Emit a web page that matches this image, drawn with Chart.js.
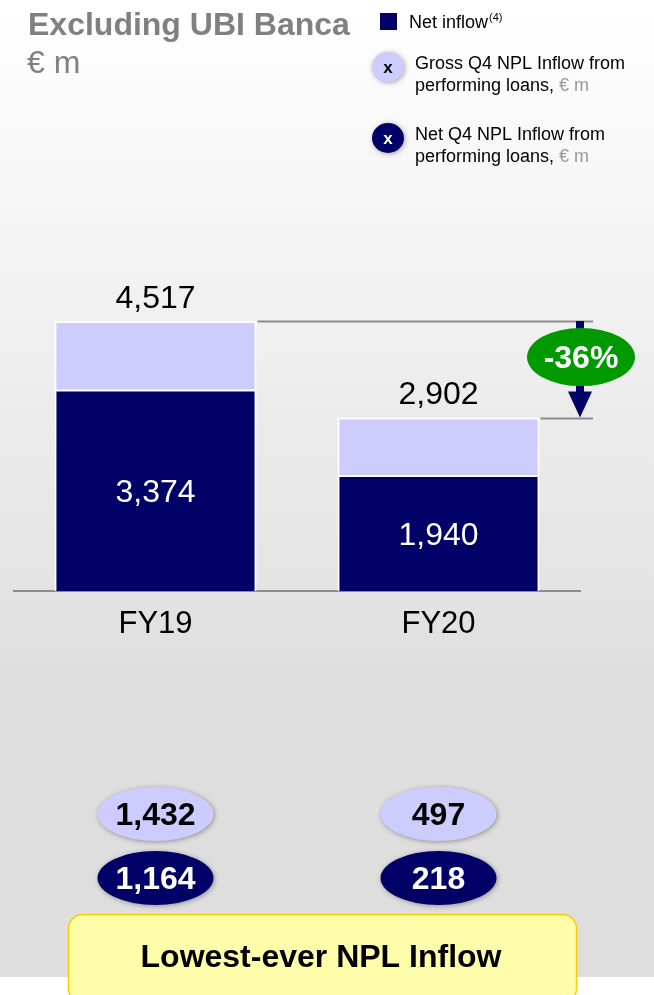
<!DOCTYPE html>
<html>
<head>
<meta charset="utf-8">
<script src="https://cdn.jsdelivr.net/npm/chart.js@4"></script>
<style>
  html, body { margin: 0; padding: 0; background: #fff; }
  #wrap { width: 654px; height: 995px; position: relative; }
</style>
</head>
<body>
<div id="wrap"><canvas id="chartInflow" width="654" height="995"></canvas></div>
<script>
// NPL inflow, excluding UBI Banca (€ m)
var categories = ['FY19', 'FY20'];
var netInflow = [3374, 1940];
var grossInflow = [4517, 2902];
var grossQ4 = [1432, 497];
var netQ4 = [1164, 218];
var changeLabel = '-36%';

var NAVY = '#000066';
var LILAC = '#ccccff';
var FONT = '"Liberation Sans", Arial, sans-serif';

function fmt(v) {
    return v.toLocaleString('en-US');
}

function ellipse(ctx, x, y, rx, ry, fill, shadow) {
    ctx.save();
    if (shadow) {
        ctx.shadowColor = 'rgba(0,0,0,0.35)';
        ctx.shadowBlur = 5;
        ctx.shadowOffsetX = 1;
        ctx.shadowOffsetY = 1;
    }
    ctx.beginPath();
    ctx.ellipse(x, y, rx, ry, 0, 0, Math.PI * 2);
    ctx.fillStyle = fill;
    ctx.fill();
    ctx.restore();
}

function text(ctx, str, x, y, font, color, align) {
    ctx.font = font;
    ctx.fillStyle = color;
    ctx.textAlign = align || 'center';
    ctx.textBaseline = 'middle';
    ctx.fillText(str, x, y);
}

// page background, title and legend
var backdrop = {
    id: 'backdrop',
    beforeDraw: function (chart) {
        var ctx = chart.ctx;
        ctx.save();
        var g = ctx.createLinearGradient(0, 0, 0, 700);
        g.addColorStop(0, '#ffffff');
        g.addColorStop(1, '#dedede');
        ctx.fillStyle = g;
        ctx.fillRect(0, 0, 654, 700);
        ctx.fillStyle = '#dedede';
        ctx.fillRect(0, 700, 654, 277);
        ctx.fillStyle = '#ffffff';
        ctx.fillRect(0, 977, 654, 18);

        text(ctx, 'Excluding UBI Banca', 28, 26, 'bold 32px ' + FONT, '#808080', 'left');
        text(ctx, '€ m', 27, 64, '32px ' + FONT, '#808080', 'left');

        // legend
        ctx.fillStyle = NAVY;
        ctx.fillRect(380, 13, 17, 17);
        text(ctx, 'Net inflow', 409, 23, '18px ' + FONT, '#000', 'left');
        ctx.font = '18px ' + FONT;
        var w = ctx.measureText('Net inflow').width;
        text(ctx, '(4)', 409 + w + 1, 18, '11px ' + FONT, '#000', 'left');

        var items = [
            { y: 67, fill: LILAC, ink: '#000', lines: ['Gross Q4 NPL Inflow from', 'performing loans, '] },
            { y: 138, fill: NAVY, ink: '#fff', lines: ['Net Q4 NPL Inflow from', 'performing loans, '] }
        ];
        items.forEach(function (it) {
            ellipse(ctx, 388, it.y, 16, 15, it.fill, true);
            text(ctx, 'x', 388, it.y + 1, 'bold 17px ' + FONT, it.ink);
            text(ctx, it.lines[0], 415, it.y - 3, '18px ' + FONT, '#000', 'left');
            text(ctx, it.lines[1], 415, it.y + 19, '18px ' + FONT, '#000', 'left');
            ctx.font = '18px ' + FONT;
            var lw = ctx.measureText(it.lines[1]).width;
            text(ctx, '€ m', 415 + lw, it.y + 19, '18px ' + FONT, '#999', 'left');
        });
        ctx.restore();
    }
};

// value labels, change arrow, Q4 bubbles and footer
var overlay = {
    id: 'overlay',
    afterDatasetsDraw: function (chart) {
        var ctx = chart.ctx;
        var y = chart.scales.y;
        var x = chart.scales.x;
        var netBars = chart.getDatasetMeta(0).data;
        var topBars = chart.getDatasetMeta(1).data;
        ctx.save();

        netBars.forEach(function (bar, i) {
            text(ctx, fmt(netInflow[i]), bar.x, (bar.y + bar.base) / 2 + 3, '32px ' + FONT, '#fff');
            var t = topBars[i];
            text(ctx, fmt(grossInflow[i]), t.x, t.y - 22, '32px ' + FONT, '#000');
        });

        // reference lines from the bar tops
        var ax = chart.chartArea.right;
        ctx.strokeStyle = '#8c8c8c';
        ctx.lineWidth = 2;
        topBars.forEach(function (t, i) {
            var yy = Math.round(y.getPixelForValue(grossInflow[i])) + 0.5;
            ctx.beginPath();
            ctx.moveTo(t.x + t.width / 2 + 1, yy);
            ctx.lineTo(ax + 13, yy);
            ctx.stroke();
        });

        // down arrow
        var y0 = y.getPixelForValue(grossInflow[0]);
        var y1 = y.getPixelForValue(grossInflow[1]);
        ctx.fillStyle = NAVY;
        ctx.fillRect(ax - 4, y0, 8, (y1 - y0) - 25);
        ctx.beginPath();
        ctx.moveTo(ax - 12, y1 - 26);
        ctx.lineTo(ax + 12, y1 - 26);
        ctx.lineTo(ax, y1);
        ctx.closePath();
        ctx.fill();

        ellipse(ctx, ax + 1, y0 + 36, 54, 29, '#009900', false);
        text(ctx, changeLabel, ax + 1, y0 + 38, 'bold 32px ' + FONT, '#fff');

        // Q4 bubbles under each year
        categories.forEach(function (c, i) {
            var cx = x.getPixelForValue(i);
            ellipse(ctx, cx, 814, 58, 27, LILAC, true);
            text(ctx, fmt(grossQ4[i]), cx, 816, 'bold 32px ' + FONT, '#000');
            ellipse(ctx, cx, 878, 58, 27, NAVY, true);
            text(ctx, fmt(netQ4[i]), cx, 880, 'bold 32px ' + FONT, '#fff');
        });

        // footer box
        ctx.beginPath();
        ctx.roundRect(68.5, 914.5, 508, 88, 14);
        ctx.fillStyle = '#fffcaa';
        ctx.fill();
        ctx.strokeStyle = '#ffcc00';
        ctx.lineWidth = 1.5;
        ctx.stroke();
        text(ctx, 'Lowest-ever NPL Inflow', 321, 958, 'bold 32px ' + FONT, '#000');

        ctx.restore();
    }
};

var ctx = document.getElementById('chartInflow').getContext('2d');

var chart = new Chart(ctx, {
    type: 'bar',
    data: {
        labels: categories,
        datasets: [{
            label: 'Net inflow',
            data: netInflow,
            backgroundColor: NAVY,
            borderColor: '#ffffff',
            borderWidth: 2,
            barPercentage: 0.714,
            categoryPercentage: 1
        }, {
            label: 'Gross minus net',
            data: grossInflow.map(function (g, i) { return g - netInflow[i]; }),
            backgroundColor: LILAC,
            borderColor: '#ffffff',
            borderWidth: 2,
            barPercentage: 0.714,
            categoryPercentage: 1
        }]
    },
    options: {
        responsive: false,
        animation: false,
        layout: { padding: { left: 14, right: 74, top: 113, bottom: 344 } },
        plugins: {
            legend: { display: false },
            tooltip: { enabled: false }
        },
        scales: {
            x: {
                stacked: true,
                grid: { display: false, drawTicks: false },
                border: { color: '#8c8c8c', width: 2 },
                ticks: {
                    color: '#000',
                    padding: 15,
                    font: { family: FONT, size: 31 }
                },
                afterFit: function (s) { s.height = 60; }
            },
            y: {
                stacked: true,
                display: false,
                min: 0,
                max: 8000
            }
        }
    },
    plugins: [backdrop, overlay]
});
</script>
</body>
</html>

...

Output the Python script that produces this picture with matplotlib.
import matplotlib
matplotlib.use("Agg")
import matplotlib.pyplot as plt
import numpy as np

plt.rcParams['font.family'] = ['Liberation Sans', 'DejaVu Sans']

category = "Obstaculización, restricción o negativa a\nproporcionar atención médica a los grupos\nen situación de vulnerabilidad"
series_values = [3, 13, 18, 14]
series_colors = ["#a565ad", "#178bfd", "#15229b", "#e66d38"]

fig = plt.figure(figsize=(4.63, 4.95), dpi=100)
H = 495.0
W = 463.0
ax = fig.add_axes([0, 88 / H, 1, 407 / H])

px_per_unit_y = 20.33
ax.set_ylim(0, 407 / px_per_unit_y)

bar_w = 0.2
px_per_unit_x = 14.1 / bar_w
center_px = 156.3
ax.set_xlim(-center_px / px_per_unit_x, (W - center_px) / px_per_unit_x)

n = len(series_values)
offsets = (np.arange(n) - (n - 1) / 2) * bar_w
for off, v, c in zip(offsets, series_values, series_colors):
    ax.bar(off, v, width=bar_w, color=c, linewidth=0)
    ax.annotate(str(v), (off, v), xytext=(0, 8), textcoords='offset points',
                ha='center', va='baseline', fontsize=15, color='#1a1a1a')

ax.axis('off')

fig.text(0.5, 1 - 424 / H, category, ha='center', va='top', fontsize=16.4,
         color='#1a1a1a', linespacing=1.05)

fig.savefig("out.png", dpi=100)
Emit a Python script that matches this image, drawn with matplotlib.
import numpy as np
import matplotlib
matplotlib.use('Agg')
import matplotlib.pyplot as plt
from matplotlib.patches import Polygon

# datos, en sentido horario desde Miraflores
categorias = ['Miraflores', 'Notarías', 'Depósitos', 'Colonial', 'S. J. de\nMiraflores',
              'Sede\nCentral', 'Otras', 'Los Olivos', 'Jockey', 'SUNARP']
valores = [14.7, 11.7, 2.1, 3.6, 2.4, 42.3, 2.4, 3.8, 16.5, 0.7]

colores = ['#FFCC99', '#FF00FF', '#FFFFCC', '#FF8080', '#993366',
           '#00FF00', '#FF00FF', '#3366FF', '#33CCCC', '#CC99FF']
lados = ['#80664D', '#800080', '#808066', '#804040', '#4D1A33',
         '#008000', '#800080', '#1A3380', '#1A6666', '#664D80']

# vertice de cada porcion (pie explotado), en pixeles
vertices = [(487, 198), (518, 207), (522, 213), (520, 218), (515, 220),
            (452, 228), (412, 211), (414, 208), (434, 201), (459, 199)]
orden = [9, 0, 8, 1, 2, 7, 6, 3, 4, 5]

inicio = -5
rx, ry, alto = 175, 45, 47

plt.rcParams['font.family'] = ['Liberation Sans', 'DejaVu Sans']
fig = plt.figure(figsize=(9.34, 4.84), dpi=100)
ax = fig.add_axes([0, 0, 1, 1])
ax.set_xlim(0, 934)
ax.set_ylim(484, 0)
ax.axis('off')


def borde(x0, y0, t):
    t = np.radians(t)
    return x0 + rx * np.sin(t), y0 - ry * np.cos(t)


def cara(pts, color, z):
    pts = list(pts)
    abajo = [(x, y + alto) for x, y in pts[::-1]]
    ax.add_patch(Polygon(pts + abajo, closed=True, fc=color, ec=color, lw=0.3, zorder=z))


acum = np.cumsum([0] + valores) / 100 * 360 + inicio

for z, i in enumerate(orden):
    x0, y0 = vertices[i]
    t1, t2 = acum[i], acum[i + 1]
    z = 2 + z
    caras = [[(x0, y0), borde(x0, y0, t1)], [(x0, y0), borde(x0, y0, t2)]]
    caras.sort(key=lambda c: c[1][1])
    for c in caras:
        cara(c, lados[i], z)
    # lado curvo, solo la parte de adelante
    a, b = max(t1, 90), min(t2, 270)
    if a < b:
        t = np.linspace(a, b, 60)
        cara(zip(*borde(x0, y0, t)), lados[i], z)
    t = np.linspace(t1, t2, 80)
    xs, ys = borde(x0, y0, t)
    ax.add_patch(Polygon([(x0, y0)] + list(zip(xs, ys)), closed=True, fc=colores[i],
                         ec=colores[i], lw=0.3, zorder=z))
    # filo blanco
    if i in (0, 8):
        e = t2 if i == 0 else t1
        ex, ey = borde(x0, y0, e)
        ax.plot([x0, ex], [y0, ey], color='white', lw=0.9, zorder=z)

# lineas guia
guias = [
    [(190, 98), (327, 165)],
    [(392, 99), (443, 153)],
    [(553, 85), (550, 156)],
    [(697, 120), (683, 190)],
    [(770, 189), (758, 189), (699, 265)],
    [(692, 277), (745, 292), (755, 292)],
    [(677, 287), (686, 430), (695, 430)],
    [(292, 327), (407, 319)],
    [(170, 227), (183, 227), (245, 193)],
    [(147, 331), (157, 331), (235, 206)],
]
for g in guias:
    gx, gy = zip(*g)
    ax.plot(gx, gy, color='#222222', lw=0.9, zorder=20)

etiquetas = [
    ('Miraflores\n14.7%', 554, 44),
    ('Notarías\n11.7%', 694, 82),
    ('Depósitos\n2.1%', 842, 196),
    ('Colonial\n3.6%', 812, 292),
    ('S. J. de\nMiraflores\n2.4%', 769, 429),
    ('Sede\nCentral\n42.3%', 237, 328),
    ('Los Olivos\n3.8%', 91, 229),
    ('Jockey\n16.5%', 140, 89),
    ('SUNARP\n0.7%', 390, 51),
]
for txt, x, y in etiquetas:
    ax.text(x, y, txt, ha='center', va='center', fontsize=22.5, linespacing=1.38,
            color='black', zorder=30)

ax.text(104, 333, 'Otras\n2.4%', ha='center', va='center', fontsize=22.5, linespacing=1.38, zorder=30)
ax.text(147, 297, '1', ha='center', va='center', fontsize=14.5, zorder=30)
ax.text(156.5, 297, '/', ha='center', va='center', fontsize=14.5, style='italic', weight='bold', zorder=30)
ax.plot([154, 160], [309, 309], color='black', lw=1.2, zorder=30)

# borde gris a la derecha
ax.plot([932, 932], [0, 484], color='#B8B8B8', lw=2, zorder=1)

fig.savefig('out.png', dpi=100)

▶ [OBJECTIVE] Search the records for the string "Python" and return every line in which it occurs.

▶ [RESULT BELOW]
Output the Python script that produces this picture with matplotlib.
Emit a Python script that matches this image, drawn with matplotlib.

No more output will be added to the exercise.